There’s a theory of self-development called Ikigai* (see an explanation here) in which you can consider the intersection of four elements: what you are good at; what you love doing; what you can be paid for; and what the world needs. If you list items under each of these headings, and then identify the areas where your items overlap, then you will have found your “Life Purpose”.
Ideally, there will be one or two items on your list which feature in all four categories. That is, you will discover that you are good at cooking, that cooking is something you can be paid for, that you love cooking, and that the world needs cooking. Voila, you have found your life’s purpose: you are a cook.
There are of course weaknesses with this process, as there are with any technique that simplifies complex choices to make neat Venn diagrams.
I am totally good at ironing, and I quite like it (so soothing, meditative and useful…), and I guess I could take in the ironing of folk who need to have it done, and be paid for it. But I don’t see ironing as my life’s purpose.
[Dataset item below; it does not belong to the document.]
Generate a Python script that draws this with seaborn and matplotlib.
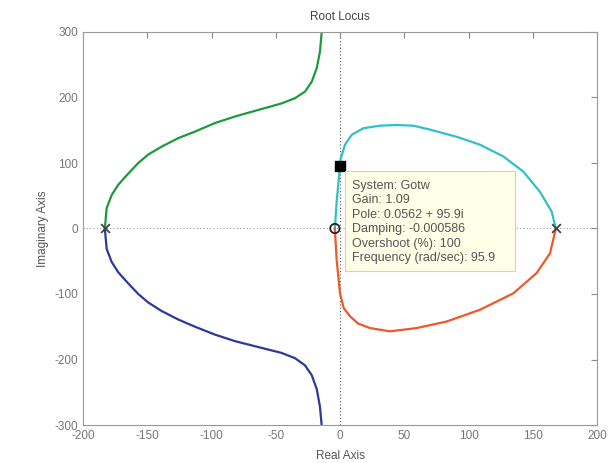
import matplotlib
matplotlib.use("Agg")
import matplotlib.pyplot as plt
import seaborn as sns
import pandas as pd
from matplotlib.patches import Rectangle

# Branch data
green_x = [-183, -181.6, -177.7, -172.5, -164.7, -157, -149.2, -138.8, -125.8, -112.8, -97.3,
           -81.7, -63.6, -45.4, -35, -27.2, -22, -18.1, -15.6, -14.2]
green_y = [0, 31, 51, 67, 84, 100, 113, 125, 138, 148, 161,
           171, 181, 191, 199, 209, 224, 245, 270, 301]
blue_x = [-183, -181.6, -177.7, -172.5, -164.7, -157, -149.2, -138.8, -125.8, -112.8, -97.3,
          -81.7, -63.6, -45.4, -35, -27.2, -22, -18.1, -15.6, -14.2]
blue_y = [0, -31, -51, -67, -84, -100, -113, -126, -139, -150, -162,
          -172, -181, -190, -198, -209, -224, -245, -272, -302]
cyan_x = [-4, -2.6, 0.06, 0.6, 3.9, 9.1, 18.1, 31.1, 44.1, 57, 70, 90.8, 108.9, 127.1,
          142.6, 155.6, 164.7, 168]
cyan_y = [0, 41, 96, 107, 128, 143, 153, 157, 158, 157, 151, 140, 128, 110,
          87, 56, 26, 0]
red_x = [-4, -2.6, 0, 3, 7.8, 14, 23.3, 38.9, 59.7, 83, 109, 134.9, 153, 163.4, 168]
red_y = [0, -48, -99, -122, -134, -145, -152, -157, -152, -142, -124, -99, -68, -38, 0]

poles_x = [-183, 168]
zeros_x = [-4]
tip_x, tip_y = [0.0562], [95.9]
tip_lines = ["System: Gotw", "Gain: 1.09", "Pole: 0.0562 + 95.9i",
             "Damping: -0.000586", "Overshoot (%): 100",
             "Frequency (rad/sec): 95.9"]

xticks = [-200, -150, -100, -50, 0, 50, 100, 150, 200]
yticks = [-300, -200, -100, 0, 100, 200, 300]

sns.set_style("white")
plt.rcParams['font.family'] = ['Liberation Sans', 'DejaVu Sans']
plt.rcParams['axes.unicode_minus'] = False

fig = plt.figure(figsize=(6.16, 4.63), dpi=100)
ax = fig.add_axes([83/616, 1-425/463, (597-83)/616, (425-32)/463])

branches = [
    (green_x, green_y, "#1e9a3c"),
    (blue_x, blue_y, "#2a3a9c"),
    (cyan_x, cyan_y, "#2fc0c8"),
    (red_x, red_y, "#f0582a"),
]
for bx, by, col in branches:
    df = pd.DataFrame({"x": bx, "y": by})
    sns.lineplot(data=df, x="x", y="y", sort=False, estimator=None,
                 color=col, lw=1.6, ax=ax)

ax.axvline(0, color="#555555", ls=(0, (1, 2)), lw=0.8, zorder=0)
ax.axhline(0, color="#999999", ls=(0, (1, 2)), lw=0.8, zorder=0)

ax.scatter(poles_x, [0]*len(poles_x), marker="x", s=40, color="#444444", lw=1.3, zorder=5)
ax.scatter(zeros_x, [0]*len(zeros_x), marker="o", s=45, facecolor="none",
           edgecolor="#222222", lw=1.3, zorder=5)
ax.scatter(tip_x, tip_y, marker="s", s=55, color="black", zorder=6)

ax.add_patch(Rectangle((4, -65), 132, 153, facecolor="#ffffe8",
                       edgecolor="#d4d4b8", lw=0.8, zorder=7))
line_y0, line_dy = 65.6, -22.2
for i, t in enumerate(tip_lines):
    ax.text(9.1, line_y0 + i*line_dy, t, va="center", ha="left", fontsize=9,
            color="#555555", zorder=8)

ax.set_xlim(-200, 200)
ax.set_ylim(-300, 300)
ax.set_xticks(xticks)
ax.set_yticks(yticks)
ax.tick_params(direction="in", length=4, colors="#888888", labelsize=8.5,
               top=True, right=True, labelcolor="#777777")
for s in ax.spines.values():
    s.set_color("#999999")
    s.set_linewidth(0.8)
ax.set_xlabel("Real Axis", fontsize=8.5, color="#555555", labelpad=6)
ax.set_ylabel("Imaginary Axis", fontsize=8.5, color="#555555", labelpad=4)
ax.set_title("Root Locus", fontsize=8.5, color="#444444", pad=9)

fig.savefig("out.png", dpi=100)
Another weakness of this particular model, as pointed out by John Malesic in the New Republic (you can see the whole article here) is that it is based on a capitalist appreciation of value, and that it can lead to horrors such as exploitation in those areas where you do what you’re good at and love doing … but you don’t get paid. Go to the New Republic to see John Malesic’s critical and clear-sighted version of the Ikigai meme here.
Doubtlessly, simple-thinking techniques like the Ikigai meme might be of assistance, sometimes. This particular exercise could be useful as a time management technique, or as an affirmation of how you choose to spend your waking hours. At different times of the day, the year, or your life, you might need to prioritise one of the “like/good at/world needs/can be paid for” factors over the others. A classic example is that you prioritise earning money to live on over doing what you actually love doing, by undertaking an unfulfilling job. Another example is that you brush your teeth every day, even though you don’t love it, you’re not especiaily good at it, and you’ll never be paid for it (while the Tooth Fairy always comes through for those who neglect their teeth…how unfair!). We all know that oral hygiene has other rewards than $$$s.
This is especially true for creative and artistic folk (not the oral hygiene comment – the recognition of what our choices are). The value that the world assigns our work is often wildly removed from the time, effort and worth of our creative endeavours. I could be paid by the minute for ironing or gardening or dog walking, all of which activities I actually enjoy. I’d probably not be paid enough to live on, mind you. If I could have just a dollar for every minute I spend reading and writing, well – how many minutes are there in a year? Over 525,000? I’d be quite well off.
So why do we do it? Why do we spend so much of ourselves on a creative pursuit that will (except in very rare cases) always be undervalued by the society in which we live? One in which we can easily be exploited – “here, let me publish your story for free. It’ll be good for you in the long run”. Sure it will – maybe.
I wonder if another way to look at this conundrum is to consider the old notion of Maslow’s Hierarchy of Need. In Maslow’s model, a person theoretically can achieve higher goals once their lower level needs are being met. For example, if you’re worrying about where your next meal might come from, you’re probably not wondering about where to buy your next house.
If we are fortunate enough to be born into (or to move to) a stable, affluent society, then many of our lower level needs are probably met within a manageable framework. I note that ‘creativity’ is situated at the peak of this hierarchy, as one of the self-actualisation needs. I’d question that – for me, writing is certainly not something that I indulge in because I have all the esteem and the self-esteem, all the money and the resources, all the love and the friendship, etc etc, that I require!
I believe that our needs as humans, and our decisions about how to prioritise our time, involve a much more fluid interaction between us and our environment. Rather than being the ‘surfeit dream of someone with a full belly’, to rephrase the old saying, creativity may be triggered by some of the most life-threatening situations. Creativity may indeed help solve some of the basic needs for life and safety, although admittedly it may also compromise our needs for love/belonging or esteem – not every creative output is well-received.
So why do we do it? We writers write because we are writers. It’s what we do, regardless of reward.